== Data section

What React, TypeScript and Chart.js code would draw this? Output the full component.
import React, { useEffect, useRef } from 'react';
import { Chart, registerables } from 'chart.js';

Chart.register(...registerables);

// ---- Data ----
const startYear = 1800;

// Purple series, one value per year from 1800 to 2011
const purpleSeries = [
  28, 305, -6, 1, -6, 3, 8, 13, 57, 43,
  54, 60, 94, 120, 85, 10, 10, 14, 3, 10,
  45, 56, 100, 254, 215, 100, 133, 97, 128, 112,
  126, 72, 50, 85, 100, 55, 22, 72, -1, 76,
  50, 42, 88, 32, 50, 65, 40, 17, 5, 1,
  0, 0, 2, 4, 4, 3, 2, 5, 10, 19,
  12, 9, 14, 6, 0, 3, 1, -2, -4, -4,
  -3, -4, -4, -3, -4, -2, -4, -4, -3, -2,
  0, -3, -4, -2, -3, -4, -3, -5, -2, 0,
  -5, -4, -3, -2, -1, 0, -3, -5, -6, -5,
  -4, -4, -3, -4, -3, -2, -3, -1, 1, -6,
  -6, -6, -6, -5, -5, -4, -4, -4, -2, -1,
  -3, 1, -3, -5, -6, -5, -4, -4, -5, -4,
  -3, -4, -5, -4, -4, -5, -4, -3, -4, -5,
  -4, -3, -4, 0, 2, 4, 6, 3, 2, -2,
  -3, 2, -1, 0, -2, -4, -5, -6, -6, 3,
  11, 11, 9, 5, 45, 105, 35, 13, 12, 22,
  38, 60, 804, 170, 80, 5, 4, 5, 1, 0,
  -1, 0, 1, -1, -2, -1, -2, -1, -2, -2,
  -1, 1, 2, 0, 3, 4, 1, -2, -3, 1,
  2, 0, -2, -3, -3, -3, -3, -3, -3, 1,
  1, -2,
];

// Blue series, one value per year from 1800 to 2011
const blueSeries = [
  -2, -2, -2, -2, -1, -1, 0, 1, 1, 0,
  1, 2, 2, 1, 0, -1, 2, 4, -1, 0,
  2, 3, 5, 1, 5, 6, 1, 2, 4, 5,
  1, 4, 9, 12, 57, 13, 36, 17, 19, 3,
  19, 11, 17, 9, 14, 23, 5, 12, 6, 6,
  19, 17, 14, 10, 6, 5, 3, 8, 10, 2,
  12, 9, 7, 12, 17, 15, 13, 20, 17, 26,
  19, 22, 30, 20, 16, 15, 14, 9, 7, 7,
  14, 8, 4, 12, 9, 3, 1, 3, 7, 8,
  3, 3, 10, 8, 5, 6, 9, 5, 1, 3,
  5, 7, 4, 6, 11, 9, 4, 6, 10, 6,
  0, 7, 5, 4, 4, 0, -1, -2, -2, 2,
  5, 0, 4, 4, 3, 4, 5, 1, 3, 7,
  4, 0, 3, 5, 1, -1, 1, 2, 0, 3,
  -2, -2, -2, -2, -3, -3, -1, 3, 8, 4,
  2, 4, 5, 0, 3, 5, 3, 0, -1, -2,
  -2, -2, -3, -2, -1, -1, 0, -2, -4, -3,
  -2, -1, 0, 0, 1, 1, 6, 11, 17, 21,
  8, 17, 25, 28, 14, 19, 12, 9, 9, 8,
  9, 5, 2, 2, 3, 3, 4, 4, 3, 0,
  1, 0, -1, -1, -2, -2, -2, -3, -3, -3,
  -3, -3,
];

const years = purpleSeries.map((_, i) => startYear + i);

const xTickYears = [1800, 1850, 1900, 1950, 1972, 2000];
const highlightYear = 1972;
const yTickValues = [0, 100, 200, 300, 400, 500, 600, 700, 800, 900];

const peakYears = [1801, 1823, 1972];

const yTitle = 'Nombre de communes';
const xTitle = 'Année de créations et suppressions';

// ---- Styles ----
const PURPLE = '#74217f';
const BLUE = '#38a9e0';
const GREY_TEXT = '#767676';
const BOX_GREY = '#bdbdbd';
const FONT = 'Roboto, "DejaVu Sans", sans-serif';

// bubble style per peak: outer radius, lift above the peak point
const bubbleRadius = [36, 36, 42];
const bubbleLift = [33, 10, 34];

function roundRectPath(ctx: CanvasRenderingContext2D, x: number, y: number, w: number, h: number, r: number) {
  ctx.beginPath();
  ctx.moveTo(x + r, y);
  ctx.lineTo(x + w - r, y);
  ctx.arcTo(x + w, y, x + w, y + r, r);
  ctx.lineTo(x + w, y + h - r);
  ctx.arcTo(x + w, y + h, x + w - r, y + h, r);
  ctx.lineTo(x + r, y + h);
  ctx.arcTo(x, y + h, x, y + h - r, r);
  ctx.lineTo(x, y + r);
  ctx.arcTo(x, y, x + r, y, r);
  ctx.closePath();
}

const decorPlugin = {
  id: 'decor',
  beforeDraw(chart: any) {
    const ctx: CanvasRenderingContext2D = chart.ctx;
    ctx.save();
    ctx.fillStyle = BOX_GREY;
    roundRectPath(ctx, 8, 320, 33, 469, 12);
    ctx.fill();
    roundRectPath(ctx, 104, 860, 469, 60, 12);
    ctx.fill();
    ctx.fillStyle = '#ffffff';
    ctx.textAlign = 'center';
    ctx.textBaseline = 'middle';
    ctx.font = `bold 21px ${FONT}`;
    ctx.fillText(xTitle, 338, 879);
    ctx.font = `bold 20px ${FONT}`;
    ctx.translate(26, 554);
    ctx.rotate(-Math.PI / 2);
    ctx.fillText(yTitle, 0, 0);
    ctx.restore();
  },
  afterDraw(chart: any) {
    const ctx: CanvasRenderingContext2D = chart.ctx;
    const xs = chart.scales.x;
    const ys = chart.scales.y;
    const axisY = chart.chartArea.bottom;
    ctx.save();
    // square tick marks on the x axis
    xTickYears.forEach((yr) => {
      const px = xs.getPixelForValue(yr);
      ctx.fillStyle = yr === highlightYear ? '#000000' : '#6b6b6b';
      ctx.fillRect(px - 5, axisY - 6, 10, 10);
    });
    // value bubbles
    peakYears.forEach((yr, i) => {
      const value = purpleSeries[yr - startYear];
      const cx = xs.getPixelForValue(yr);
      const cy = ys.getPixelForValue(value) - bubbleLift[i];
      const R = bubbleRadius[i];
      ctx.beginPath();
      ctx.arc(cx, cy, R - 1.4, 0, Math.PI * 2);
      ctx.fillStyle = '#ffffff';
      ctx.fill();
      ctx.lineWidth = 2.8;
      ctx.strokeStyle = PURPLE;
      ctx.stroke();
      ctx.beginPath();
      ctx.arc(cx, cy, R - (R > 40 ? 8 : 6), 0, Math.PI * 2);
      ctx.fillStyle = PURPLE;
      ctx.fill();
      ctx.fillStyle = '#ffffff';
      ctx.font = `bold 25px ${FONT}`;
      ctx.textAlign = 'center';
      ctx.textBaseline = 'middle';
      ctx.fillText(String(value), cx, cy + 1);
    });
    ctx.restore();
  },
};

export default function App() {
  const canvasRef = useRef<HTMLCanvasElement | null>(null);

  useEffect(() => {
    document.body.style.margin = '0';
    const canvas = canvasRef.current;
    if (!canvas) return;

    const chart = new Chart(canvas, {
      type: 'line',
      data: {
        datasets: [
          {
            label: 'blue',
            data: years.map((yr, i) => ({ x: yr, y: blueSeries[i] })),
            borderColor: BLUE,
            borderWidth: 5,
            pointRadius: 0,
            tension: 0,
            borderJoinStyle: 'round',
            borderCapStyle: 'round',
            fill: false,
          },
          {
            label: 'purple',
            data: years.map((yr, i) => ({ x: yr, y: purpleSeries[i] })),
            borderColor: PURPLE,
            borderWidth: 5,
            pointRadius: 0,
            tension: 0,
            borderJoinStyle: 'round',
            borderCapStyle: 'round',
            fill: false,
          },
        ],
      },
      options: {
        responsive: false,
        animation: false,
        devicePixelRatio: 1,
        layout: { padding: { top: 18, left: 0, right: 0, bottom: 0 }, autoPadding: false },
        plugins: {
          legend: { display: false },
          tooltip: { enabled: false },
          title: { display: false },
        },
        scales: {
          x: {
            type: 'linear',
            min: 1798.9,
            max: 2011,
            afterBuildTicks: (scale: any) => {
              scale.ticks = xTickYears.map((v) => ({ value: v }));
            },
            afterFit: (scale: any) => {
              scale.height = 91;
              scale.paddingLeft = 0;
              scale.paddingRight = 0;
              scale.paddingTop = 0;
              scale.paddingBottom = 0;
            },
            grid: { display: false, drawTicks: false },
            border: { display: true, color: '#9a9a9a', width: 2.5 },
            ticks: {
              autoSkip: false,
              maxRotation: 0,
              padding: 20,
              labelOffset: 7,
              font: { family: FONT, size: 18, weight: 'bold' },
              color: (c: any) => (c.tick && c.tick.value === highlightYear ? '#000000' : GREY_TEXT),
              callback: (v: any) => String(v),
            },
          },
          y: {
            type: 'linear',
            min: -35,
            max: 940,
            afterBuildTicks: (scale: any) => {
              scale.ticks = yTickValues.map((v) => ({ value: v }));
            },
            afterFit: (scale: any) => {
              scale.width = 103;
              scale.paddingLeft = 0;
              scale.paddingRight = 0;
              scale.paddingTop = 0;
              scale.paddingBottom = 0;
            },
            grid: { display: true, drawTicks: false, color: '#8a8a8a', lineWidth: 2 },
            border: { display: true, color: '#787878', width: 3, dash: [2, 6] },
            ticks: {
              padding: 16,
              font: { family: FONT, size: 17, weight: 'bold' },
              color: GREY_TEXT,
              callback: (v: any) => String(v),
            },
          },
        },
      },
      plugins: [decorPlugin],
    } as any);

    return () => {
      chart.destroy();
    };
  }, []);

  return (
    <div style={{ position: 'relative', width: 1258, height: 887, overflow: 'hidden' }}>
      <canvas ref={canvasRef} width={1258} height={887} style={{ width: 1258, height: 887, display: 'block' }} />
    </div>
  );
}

====
== Data section

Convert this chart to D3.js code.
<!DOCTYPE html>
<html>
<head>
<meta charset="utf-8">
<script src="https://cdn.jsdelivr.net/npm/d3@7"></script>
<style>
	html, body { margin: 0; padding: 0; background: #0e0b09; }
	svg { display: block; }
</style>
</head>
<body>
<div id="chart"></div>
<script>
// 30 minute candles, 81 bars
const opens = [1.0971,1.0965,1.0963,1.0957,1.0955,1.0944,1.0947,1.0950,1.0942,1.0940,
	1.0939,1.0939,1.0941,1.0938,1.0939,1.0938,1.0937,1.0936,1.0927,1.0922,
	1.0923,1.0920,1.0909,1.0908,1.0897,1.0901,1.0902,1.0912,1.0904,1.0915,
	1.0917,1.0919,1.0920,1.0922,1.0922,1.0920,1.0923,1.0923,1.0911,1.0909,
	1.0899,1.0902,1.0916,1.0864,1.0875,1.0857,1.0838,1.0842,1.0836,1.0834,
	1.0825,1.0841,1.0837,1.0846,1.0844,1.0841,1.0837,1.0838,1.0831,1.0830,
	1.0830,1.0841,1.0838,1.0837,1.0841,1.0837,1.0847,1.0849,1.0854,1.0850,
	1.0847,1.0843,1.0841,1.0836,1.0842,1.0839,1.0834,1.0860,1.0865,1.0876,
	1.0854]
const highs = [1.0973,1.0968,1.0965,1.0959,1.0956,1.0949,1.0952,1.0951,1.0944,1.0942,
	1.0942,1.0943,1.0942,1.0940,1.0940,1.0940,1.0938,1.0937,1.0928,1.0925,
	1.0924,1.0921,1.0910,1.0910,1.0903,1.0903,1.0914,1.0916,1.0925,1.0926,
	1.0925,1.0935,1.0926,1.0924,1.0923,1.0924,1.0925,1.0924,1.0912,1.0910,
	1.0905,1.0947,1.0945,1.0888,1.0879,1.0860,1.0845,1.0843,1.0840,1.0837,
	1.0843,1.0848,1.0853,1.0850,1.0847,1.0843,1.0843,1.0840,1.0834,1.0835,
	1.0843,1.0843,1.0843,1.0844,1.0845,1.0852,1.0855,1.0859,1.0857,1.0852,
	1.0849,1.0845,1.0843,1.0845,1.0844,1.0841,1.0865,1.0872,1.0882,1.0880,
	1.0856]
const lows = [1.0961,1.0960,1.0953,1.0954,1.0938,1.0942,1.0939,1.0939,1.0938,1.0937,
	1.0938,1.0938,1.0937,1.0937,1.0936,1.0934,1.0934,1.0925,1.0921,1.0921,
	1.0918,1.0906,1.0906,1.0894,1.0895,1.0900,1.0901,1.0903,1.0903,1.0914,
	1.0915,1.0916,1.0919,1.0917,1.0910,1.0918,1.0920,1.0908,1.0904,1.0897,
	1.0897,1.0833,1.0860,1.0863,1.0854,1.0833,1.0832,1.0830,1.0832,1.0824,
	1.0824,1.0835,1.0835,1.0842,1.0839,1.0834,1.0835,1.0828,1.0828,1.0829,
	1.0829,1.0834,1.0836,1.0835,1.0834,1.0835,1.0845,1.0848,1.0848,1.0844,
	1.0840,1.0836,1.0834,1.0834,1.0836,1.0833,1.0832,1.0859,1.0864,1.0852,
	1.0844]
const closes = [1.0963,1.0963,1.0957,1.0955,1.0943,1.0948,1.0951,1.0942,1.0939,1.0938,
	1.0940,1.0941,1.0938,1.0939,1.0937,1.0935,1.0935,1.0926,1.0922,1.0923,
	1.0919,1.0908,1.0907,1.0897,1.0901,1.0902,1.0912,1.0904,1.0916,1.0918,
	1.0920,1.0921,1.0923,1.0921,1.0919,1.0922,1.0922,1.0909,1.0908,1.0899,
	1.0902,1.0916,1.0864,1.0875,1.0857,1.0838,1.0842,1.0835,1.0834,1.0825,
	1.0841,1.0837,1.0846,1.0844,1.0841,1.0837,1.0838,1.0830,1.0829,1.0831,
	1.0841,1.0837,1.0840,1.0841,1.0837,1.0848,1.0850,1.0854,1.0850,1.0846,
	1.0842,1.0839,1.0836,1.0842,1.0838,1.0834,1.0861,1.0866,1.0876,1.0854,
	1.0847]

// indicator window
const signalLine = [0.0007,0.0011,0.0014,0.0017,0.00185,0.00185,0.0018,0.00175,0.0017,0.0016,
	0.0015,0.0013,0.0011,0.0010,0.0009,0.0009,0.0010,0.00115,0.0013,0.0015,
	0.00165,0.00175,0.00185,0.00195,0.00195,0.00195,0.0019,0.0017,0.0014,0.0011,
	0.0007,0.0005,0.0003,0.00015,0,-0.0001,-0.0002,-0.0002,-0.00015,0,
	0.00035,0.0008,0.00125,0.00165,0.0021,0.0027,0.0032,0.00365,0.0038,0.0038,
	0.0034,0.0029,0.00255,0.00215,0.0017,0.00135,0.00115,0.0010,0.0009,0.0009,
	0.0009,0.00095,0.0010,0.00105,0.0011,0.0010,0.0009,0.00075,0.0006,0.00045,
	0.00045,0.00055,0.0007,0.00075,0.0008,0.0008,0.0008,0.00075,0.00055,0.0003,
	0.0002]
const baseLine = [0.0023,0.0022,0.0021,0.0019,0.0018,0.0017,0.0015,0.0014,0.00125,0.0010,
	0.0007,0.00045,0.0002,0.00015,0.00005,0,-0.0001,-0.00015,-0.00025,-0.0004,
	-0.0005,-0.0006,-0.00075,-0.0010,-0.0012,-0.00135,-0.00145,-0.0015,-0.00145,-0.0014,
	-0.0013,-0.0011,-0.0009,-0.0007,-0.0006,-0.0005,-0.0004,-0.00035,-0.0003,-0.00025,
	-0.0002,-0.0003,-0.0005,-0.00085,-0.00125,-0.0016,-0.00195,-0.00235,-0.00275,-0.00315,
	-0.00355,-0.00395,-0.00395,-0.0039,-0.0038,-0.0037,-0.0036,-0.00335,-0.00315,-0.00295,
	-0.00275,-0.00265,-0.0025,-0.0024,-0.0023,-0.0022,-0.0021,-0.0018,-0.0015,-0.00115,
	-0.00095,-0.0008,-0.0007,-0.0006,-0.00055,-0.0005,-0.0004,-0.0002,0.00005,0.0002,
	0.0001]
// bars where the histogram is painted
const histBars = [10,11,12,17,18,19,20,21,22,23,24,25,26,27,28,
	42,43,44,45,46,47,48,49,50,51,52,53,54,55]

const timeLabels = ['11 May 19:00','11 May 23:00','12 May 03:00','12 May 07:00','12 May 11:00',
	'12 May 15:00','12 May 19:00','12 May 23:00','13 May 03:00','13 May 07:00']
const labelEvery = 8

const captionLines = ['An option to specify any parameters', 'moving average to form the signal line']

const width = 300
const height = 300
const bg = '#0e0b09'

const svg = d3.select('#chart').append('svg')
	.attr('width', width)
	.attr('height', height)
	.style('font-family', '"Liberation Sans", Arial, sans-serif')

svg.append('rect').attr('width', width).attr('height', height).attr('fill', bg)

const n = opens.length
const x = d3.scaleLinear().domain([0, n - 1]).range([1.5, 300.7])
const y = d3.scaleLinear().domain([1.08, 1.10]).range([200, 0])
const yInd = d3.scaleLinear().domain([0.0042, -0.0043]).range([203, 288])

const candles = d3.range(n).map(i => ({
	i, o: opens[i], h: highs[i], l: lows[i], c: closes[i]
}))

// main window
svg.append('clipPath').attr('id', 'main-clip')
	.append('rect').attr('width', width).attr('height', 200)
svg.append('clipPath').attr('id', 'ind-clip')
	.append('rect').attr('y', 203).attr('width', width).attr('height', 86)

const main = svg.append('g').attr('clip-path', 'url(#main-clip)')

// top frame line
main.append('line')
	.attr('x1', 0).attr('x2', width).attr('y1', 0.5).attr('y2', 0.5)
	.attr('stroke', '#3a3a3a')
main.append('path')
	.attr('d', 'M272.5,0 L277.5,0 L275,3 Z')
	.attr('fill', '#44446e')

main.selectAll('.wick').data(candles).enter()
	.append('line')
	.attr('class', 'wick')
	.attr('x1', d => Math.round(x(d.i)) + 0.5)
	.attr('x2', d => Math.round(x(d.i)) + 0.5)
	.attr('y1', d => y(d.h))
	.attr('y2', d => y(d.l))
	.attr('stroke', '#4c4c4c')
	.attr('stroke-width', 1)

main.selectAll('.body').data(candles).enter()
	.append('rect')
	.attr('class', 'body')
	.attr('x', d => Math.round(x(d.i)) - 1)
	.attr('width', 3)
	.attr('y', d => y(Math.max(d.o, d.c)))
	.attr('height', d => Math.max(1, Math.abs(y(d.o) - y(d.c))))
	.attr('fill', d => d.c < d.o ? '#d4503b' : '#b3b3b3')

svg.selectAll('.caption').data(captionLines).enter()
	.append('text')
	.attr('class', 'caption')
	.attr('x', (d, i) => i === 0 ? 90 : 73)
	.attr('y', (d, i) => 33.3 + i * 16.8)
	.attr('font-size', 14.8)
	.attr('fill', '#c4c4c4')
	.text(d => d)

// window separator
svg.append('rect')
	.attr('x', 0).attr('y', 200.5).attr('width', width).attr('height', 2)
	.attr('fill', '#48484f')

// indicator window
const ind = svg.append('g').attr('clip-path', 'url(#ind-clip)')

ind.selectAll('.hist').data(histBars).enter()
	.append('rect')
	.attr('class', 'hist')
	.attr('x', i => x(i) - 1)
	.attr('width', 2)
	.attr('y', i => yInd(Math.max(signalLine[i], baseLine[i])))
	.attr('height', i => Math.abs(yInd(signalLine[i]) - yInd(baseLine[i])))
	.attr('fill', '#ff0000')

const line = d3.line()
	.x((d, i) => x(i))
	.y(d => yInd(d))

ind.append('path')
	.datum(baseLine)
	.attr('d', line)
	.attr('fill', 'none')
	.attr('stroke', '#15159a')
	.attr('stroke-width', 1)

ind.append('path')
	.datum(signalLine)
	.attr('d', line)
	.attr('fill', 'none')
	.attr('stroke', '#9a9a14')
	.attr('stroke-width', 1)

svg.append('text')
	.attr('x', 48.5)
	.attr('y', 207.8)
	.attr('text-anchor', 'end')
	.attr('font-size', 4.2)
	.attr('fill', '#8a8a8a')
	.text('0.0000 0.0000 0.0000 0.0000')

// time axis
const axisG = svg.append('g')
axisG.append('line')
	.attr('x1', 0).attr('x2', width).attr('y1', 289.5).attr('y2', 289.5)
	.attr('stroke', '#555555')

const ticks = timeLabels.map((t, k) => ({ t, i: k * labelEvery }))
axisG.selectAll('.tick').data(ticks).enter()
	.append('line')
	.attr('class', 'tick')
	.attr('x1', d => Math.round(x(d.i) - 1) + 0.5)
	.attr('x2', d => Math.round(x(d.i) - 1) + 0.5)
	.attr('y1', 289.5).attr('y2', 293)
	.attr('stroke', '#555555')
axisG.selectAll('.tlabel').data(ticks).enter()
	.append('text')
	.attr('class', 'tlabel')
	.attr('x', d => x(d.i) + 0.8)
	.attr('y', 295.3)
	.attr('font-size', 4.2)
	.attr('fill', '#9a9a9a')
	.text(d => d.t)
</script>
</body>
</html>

====

** Your objective **
Provide solely the number of lines in the data that include the word "React".

** Solution **
2